Exercise task:
Print exactly the lines that run from the line containing "Output the web" to the line containing "60000000, interval: 10000000", both included, and nothing else; pictures stay out.

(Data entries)

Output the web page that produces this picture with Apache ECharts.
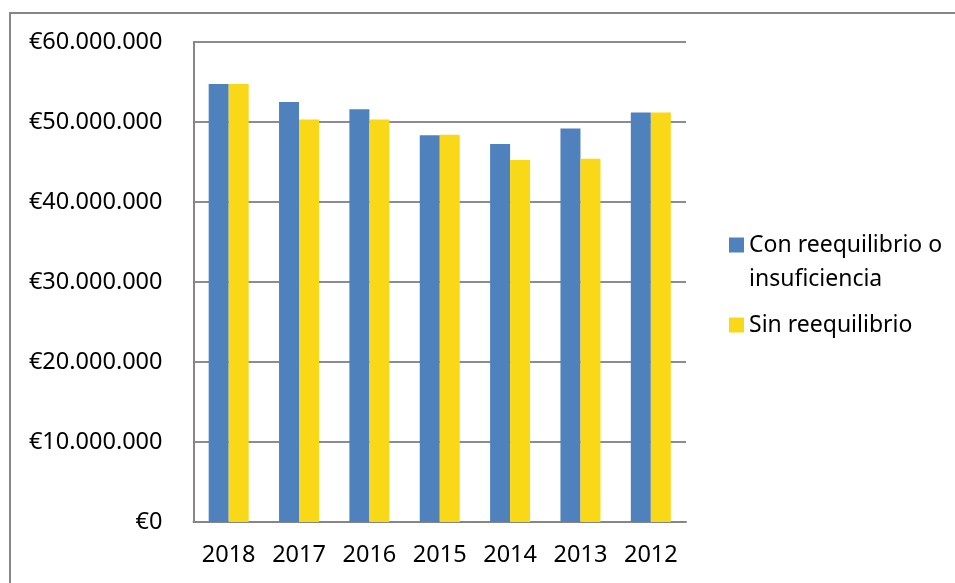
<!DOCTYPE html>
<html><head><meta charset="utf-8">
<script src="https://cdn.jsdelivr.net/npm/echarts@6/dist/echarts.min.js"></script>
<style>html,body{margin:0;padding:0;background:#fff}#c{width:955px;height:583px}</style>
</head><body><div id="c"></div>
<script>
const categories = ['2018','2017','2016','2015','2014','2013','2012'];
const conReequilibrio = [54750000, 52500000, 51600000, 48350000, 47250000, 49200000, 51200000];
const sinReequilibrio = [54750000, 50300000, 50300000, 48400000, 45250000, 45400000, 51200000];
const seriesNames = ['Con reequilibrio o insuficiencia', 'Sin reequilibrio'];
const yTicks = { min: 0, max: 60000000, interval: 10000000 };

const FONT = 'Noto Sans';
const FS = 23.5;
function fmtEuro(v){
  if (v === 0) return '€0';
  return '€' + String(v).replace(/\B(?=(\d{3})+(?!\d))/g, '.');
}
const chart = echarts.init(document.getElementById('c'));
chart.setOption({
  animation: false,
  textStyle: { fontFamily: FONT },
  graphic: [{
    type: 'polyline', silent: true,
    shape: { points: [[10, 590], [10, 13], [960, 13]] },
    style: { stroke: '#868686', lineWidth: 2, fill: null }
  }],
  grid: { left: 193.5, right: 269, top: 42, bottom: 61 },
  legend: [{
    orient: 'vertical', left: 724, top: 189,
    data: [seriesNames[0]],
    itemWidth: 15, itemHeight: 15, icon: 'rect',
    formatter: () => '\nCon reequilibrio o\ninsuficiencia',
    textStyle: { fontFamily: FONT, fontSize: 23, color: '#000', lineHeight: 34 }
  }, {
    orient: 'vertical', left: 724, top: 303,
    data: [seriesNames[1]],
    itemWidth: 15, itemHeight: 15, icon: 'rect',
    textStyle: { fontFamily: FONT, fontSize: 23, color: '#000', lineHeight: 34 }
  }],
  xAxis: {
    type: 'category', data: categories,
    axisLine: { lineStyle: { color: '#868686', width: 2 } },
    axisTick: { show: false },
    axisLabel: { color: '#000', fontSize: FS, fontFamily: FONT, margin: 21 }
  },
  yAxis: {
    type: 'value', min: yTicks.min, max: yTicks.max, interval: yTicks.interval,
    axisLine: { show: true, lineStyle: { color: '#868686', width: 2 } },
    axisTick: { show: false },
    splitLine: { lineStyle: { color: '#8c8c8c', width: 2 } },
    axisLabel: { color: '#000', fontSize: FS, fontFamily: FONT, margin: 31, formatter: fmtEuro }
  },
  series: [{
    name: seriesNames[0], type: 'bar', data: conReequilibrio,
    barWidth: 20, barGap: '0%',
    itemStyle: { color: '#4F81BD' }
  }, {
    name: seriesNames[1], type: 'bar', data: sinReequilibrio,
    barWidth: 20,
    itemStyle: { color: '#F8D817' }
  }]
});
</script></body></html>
...
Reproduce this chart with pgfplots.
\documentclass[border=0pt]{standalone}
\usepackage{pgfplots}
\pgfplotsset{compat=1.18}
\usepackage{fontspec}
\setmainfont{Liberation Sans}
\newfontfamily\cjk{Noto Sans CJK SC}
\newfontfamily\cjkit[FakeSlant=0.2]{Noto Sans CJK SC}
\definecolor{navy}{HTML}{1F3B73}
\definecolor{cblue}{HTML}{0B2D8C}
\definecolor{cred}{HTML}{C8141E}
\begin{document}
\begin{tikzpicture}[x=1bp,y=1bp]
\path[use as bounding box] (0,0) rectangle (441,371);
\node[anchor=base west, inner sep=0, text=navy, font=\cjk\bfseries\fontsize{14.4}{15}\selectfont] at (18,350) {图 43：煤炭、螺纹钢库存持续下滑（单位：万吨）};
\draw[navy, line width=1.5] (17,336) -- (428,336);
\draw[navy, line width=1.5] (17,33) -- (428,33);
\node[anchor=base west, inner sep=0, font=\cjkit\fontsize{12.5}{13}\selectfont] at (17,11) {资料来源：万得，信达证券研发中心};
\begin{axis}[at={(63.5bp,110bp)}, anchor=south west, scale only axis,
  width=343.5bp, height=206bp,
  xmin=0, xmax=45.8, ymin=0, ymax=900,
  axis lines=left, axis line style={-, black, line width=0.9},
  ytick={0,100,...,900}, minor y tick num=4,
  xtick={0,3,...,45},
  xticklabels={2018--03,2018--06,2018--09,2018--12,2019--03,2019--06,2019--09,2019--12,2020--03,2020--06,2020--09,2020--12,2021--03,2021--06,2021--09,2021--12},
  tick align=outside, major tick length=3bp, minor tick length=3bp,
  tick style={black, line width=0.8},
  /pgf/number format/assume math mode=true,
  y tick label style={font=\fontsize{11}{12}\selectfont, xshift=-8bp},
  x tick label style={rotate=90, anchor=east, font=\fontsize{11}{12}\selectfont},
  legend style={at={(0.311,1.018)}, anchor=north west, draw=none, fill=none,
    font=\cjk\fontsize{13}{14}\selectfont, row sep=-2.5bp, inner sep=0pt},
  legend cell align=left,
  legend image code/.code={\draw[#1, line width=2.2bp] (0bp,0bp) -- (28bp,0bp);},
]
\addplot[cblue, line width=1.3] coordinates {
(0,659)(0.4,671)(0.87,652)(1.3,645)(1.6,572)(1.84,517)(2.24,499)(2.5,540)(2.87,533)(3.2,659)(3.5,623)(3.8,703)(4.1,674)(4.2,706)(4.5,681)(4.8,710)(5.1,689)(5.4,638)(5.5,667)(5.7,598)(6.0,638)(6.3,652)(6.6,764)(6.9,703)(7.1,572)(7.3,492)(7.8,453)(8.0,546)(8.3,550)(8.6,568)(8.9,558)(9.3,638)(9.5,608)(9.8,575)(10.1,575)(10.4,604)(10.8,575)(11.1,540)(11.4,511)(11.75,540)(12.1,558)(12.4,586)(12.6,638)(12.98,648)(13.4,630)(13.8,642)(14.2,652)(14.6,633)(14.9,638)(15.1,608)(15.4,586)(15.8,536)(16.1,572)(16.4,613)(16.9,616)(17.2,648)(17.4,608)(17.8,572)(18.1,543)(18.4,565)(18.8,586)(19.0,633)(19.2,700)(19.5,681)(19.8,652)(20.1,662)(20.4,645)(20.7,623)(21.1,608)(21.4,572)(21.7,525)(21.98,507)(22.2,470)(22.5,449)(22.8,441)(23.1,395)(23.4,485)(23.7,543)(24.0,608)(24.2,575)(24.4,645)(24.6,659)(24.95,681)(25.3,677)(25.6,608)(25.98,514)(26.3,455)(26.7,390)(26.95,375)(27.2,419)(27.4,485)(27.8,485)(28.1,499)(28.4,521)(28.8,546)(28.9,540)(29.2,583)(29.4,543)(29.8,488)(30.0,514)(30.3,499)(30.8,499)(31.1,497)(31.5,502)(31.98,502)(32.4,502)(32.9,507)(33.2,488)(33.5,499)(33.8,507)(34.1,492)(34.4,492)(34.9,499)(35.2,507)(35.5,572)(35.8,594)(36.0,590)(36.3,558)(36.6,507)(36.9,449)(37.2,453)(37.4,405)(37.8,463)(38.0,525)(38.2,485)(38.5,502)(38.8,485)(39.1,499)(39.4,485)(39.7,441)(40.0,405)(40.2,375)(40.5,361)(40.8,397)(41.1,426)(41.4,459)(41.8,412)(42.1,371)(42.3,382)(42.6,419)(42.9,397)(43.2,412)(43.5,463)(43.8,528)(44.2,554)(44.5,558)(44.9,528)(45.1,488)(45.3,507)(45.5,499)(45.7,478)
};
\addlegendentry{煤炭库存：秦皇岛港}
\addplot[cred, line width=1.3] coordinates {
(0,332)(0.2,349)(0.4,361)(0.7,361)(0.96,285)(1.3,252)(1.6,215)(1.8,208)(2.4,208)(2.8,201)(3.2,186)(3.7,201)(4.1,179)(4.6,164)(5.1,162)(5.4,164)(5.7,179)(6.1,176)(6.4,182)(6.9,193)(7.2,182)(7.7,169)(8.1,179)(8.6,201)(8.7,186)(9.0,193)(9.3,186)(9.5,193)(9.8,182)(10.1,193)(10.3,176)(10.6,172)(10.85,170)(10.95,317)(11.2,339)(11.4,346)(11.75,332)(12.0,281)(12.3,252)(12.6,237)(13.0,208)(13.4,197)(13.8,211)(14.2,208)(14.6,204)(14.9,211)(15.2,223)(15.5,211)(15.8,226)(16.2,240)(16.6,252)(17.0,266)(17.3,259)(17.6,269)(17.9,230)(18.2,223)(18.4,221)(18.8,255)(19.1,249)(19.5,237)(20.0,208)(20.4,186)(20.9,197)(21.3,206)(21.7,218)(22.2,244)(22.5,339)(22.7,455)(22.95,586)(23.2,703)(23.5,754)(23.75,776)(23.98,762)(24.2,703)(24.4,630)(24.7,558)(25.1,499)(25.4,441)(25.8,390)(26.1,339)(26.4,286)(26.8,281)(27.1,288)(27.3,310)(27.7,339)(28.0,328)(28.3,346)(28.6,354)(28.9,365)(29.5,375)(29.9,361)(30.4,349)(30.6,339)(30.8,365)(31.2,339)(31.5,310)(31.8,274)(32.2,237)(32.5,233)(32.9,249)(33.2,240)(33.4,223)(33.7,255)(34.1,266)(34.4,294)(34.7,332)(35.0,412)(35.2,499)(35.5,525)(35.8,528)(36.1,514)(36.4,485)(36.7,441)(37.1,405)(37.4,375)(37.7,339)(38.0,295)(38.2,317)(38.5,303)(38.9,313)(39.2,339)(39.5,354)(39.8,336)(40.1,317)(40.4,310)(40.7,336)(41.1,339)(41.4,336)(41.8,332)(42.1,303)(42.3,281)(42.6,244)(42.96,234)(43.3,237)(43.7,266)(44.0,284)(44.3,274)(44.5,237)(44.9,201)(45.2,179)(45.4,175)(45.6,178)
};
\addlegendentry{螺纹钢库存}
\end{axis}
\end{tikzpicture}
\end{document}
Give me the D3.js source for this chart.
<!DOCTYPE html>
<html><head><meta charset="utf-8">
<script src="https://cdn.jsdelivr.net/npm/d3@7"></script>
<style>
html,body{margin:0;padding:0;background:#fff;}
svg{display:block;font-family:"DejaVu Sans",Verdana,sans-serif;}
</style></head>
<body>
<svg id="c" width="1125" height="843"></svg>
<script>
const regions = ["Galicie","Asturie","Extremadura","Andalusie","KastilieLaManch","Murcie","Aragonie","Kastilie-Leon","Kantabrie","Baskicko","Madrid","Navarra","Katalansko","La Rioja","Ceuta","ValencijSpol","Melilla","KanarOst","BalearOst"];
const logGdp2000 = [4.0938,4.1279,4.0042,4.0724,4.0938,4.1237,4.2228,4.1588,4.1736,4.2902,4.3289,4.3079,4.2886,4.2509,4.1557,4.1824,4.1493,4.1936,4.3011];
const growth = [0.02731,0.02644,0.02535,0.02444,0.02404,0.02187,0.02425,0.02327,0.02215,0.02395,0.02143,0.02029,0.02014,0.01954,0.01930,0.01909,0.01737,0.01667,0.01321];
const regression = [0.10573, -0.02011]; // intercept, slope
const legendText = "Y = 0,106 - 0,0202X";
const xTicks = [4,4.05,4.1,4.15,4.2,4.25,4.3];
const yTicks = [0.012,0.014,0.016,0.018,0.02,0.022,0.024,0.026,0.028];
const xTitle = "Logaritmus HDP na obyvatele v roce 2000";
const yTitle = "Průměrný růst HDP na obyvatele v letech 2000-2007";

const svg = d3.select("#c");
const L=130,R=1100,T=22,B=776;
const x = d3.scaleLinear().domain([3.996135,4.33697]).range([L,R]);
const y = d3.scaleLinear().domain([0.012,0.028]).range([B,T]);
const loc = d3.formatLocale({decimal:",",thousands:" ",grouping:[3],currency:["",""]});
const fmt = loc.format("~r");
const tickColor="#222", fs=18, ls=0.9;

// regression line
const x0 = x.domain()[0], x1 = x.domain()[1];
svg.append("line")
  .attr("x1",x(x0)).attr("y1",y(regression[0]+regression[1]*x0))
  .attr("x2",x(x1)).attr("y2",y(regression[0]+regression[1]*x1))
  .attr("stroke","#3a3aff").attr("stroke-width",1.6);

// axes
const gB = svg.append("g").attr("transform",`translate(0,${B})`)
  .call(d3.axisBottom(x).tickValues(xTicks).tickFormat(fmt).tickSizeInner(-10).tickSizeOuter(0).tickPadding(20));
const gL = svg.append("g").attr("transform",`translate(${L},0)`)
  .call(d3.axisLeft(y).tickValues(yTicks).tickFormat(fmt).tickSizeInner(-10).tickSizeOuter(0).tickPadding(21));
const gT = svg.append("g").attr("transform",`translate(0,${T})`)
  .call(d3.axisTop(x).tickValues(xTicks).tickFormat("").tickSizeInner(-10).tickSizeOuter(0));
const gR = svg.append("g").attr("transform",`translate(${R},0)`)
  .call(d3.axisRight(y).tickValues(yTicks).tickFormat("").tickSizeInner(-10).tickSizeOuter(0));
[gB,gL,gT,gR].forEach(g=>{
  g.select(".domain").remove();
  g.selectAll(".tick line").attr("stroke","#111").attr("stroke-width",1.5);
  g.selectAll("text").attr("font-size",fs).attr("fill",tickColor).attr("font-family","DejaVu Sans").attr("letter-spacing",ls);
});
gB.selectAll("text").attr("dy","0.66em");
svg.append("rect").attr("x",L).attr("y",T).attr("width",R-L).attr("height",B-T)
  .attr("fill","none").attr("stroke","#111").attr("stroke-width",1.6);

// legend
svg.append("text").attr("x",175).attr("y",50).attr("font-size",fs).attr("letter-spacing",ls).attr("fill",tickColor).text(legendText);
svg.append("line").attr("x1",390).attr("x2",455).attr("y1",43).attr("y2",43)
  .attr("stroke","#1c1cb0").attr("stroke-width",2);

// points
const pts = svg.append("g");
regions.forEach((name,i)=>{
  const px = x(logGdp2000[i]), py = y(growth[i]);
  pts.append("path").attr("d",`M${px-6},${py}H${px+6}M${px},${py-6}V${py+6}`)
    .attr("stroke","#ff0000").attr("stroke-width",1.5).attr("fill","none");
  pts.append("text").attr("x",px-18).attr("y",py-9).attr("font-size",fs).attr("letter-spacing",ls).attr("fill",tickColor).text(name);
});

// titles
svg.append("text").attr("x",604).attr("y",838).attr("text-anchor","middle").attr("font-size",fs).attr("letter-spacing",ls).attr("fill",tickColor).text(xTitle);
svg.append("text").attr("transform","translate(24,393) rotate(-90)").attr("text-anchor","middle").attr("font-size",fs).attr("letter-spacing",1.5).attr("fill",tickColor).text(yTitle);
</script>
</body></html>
==
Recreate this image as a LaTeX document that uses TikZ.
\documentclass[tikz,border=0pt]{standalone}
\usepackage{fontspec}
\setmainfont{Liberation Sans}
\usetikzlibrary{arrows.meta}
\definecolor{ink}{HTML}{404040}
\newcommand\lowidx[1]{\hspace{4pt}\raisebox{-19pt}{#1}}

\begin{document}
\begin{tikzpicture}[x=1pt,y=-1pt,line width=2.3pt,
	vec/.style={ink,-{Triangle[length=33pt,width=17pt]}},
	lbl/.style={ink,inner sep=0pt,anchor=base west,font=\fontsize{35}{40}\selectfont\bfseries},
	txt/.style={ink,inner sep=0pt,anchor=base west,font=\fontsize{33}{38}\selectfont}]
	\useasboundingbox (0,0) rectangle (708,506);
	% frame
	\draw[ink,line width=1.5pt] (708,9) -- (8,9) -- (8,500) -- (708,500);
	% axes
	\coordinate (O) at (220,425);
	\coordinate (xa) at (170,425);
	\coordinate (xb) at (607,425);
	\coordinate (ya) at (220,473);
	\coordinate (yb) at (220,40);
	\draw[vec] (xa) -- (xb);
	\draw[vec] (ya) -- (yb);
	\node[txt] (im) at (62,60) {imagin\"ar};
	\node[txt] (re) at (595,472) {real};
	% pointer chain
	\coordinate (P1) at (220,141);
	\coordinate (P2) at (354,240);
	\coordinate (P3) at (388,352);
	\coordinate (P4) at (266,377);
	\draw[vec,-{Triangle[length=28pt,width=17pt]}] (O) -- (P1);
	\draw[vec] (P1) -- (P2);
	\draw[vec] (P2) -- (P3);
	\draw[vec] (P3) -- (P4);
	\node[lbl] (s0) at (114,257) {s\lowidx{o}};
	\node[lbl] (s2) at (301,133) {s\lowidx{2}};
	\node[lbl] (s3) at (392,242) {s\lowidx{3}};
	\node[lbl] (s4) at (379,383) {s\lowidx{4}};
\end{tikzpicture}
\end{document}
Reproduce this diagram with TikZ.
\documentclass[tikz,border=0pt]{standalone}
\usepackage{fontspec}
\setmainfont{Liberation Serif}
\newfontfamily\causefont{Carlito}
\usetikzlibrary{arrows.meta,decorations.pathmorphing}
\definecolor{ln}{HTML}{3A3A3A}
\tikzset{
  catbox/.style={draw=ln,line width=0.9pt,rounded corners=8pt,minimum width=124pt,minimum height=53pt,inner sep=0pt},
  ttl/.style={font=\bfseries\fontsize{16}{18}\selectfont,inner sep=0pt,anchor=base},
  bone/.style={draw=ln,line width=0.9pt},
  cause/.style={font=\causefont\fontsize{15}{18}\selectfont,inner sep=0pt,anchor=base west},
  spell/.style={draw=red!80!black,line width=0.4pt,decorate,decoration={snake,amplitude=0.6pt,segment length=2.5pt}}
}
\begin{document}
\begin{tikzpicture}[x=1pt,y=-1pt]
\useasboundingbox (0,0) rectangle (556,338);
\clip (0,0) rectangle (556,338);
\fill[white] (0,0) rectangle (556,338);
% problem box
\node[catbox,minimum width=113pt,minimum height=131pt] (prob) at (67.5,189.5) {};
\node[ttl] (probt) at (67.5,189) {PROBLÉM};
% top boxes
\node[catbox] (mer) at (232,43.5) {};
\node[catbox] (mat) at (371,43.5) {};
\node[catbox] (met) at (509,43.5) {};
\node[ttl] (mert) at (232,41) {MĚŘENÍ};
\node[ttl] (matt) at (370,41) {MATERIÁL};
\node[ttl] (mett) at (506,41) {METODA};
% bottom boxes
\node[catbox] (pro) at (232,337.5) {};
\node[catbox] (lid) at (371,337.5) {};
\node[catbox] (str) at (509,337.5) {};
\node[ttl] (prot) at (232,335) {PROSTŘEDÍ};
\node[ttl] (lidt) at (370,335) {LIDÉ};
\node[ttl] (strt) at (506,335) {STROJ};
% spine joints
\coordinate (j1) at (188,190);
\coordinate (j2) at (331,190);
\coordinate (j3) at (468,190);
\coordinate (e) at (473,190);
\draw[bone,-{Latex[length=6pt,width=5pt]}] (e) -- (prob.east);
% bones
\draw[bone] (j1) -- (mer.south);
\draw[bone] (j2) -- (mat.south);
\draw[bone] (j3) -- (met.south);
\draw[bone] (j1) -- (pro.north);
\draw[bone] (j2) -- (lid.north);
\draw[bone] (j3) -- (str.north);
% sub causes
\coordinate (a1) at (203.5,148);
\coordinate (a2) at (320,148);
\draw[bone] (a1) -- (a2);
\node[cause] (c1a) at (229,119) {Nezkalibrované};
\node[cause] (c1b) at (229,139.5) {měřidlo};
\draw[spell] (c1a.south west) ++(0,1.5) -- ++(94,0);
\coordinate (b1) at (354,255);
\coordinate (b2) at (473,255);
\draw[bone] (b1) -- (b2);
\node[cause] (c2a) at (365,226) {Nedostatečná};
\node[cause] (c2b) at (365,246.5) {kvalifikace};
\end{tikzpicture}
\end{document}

Solution for this problem:
Output the web page that produces this picture with Apache ECharts.
<!DOCTYPE html>
<html><head><meta charset="utf-8">
<script src="https://cdn.jsdelivr.net/npm/echarts@6/dist/echarts.min.js"></script>
<style>html,body{margin:0;padding:0;background:#fff}#c{width:955px;height:583px}</style>
</head><body><div id="c"></div>
<script>
const categories = ['2018','2017','2016','2015','2014','2013','2012'];
const conReequilibrio = [54750000, 52500000, 51600000, 48350000, 47250000, 49200000, 51200000];
const sinReequilibrio = [54750000, 50300000, 50300000, 48400000, 45250000, 45400000, 51200000];
const seriesNames = ['Con reequilibrio o insuficiencia', 'Sin reequilibrio'];
const yTicks = { min: 0, max: 60000000, interval: 10000000 };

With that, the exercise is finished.